In terms of contributing, I'm working on some code to clean up the skos
category hierarchy; removing the cycles (not too hard) and multiple paths
(quite a pain).
I'll identify obvious errors (such as the self-referential subject==object) and
possibly will use these to correct Wikipedia directly, and hence DBpedia
(eventually).
For the less obvious errors I'm trying to develop heuristics to select the most
appropriate edge to remove.
If all goes well this might end up as a paper with a proper evaluation but I
was wondering if you'd also be interested in potentially incorporating the
outcome into DBpedia, maybe providing a cleaned_skos_categories_en.nt?
Neil
From: [email protected]
Date: Thu, 7 Mar 2013 13:20:36 +0200
To: [email protected]
CC: [email protected]
Subject: Re: [Dbpedia-discussion] Duplicates in skos_categories_en.nt
Yup, I got it wrong :)
the titles are so much alike that I got confused to think that it was a same
subject with object bug
sorry!
Dimitris
On Thu, Mar 7, 2013 at 1:10 PM, Jona Christopher Sahnwaldt <[email protected]>
wrote:
Hi Neil, Dimitris,
if I understand Neil correctly, he means that some triples are
duplicated. For example, the triple
<http://dbpedia.org/resource/Category:10th-century_Asian_people
<http://www.w3.org/2004/02/skos/core#broader>
<http://dbpedia.org/resource/Category:10th_century_in_Asia> .
appears twice in the file skos_categories_en.nt . Neil, is that correct?
On the other hand, if I correctly understand the patch that Dimitris
pointed to, it excludes triples where subject and object URI are
identical, which is a different problem.
Cheers,
JC
On Thu, Mar 7, 2013 at 9:47 AM, Dimitris Kontokostas
<[email protected]> wrote:
> Hi Neil,
>
> Thanks for the bug report, we already fixed that [1] but effects will be
> seen in the next release
>
> Best,
> Dimitris
>
> [1]
> https://github.com/dbpedia/extraction-framework/commit/2cb7d621b45cf07c1c59638e0c2cc3fc71fa0cbb
>
>
> On Wed, Mar 6, 2013 at 11:30 PM, Neil Ireson <[email protected]> wrote:
>>
>> Hi all,
>>
>> I'm just doing some processing of the skos_categories_en.nt file and
>> discovered there are a number of duplicate triples, 1937 in total.
>>
>> For example the following are the (lexicographically) first duplicated
>> lines:
>>
>> <http://dbpedia.org/resource/Category:10th-century_Asian_people>
>> <http://www.w3.org/2004/02/skos/core#broader>
>> <http://dbpedia.org/resource/Category:10th_century_in_Asia> .

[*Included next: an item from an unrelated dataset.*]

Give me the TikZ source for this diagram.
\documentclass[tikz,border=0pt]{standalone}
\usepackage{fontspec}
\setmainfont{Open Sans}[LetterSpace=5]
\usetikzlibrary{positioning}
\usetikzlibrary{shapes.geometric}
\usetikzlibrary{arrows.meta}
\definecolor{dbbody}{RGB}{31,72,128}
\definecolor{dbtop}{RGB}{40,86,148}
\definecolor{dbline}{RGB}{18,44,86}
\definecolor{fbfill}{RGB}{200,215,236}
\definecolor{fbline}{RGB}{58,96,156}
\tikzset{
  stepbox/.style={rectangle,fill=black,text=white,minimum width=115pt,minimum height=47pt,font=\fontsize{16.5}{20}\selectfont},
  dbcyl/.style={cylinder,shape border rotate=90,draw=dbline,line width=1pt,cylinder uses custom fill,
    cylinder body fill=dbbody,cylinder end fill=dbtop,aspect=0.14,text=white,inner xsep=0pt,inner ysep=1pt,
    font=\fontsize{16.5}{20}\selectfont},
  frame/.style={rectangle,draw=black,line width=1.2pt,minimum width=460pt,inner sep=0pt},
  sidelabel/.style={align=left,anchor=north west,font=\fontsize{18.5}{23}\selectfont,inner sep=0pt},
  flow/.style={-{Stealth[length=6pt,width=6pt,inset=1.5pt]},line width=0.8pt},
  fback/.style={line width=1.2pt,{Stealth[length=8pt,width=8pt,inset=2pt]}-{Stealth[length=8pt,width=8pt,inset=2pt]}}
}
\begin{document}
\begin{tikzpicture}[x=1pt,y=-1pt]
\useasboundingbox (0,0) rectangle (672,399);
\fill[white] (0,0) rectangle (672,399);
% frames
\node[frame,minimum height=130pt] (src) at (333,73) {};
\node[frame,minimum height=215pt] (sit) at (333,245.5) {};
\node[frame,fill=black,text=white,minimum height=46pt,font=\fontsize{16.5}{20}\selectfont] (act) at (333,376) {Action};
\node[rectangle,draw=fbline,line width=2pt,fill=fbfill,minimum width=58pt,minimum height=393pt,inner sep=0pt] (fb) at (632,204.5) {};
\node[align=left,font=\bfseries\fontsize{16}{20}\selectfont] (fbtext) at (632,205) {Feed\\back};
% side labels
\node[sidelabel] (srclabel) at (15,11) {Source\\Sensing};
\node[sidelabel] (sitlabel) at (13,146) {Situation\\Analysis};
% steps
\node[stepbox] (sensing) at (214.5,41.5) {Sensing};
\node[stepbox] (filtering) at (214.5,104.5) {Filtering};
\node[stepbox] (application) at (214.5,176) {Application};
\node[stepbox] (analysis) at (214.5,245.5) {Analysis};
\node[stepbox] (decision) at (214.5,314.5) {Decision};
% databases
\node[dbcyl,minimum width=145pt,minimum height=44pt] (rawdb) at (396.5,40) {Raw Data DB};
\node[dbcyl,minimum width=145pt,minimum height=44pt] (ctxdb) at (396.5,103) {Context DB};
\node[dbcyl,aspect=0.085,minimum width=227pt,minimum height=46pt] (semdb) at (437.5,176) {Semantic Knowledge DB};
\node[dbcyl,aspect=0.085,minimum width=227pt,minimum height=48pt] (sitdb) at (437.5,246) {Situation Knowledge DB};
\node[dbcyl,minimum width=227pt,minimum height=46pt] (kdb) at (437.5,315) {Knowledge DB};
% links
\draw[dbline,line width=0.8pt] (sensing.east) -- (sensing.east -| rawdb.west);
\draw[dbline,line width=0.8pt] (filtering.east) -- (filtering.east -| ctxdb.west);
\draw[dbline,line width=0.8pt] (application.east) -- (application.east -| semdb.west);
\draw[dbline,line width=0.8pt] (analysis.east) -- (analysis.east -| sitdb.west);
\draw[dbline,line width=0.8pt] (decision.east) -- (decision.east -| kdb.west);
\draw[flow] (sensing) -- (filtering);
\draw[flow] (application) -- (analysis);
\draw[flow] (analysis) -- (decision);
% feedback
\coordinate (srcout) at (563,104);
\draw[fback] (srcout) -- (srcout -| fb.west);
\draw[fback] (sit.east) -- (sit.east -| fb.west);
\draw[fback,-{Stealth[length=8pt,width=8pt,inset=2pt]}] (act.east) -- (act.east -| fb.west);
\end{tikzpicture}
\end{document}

>> <http://dbpedia.org/resource/Category:11th-century_Asian_people>
>> <http://www.w3.org/2004/02/skos/core#broader>
>> <http://dbpedia.org/resource/Category:11th_century_in_Asia> .
>> <http://dbpedia.org/resource/Category:12th-century_Asian_people>
>> <http://www.w3.org/2004/02/skos/core#broader>
>> <http://dbpedia.org/resource/Category:12th_century_in_Asia> .
>> <http://dbpedia.org/resource/Category:13th-century_Asian_people>
>> <http://www.w3.org/2004/02/skos/core#broader>
>> <http://dbpedia.org/resource/Category:13th_century_in_Asia> .
>> <http://dbpedia.org/resource/Category:13th-century_Byzantine_people>
>> <http://www.w3.org/2004/02/skos/core#broader>
>> <http://dbpedia.org/resource/Category:Byzantine_people_by_century> .
>> <http://dbpedia.org/resource/Category:13th-century_writers>
>> <http://www.w3.org/2004/02/skos/core#broader>
>> <http://dbpedia.org/resource/Category:13th-century_people_by_occupation> .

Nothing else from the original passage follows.